__What is being asked__. Take every line where the string "this" appears and copy it.

__Listed entries__.
++++

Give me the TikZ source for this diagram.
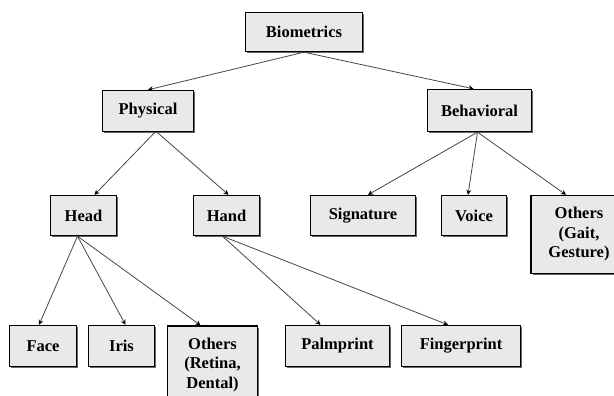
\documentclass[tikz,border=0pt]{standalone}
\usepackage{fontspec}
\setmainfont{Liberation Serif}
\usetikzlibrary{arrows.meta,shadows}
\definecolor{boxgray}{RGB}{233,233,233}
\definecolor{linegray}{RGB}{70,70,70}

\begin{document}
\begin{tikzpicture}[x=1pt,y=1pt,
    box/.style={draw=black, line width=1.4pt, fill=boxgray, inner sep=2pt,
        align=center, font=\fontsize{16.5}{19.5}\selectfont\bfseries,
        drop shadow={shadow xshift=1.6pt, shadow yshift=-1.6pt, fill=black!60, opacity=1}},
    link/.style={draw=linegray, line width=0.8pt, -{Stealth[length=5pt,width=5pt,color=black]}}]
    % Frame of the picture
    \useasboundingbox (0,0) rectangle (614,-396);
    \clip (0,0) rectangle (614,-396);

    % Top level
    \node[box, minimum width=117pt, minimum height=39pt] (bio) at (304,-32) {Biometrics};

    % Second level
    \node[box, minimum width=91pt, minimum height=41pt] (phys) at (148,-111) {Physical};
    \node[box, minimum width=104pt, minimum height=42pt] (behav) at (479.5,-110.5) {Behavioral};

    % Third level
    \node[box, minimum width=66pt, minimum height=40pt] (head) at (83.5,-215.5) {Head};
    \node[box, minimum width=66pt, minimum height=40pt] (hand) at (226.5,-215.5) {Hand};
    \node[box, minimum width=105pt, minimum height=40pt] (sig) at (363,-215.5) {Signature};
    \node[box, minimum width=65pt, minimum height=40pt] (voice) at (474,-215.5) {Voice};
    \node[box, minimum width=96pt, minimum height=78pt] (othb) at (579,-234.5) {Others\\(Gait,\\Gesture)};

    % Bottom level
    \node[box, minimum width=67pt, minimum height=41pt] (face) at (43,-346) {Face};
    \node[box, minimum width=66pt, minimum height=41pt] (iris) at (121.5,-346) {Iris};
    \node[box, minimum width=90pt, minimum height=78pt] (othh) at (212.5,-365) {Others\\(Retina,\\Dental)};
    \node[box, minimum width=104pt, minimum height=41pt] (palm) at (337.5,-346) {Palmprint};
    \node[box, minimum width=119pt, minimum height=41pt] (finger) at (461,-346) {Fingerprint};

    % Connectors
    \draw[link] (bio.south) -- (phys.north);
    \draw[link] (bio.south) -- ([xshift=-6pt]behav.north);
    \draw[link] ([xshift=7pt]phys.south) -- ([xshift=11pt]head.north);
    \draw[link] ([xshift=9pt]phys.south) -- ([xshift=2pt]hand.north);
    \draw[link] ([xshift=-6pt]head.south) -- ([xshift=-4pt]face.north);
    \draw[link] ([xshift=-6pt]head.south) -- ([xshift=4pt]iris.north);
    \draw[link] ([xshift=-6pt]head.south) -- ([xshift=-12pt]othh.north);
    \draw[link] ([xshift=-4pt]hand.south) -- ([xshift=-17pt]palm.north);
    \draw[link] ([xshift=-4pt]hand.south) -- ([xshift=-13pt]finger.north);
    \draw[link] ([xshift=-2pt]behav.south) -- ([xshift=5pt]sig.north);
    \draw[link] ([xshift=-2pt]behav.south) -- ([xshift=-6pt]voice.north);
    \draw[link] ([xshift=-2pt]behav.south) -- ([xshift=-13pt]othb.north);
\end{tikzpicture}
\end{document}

++++

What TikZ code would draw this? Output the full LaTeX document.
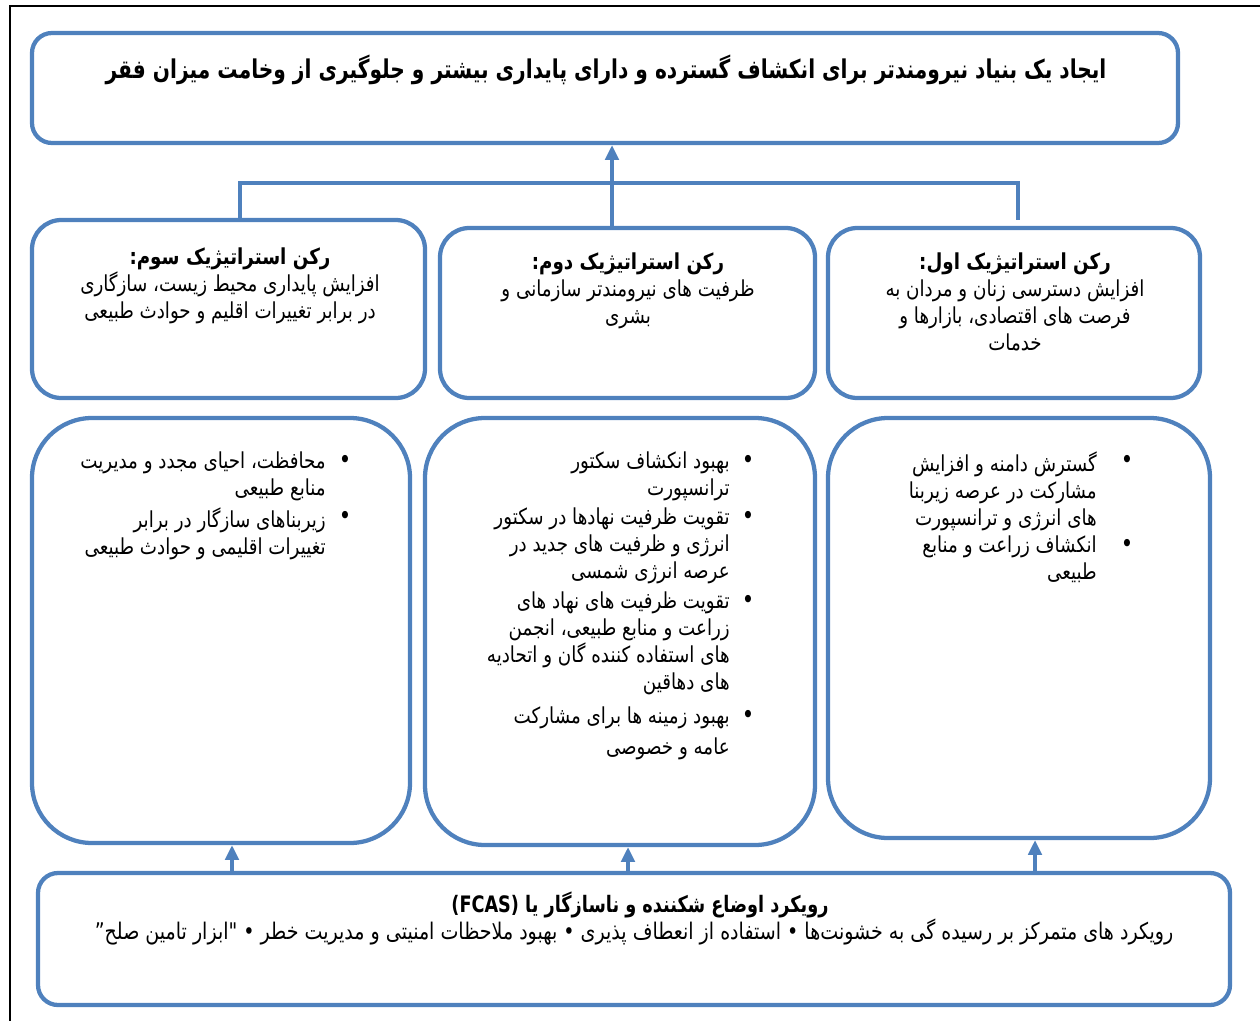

++++

__Reply__.
Give me the TikZ source for this diagram.
What TikZ code would draw this? Output the full LaTeX document.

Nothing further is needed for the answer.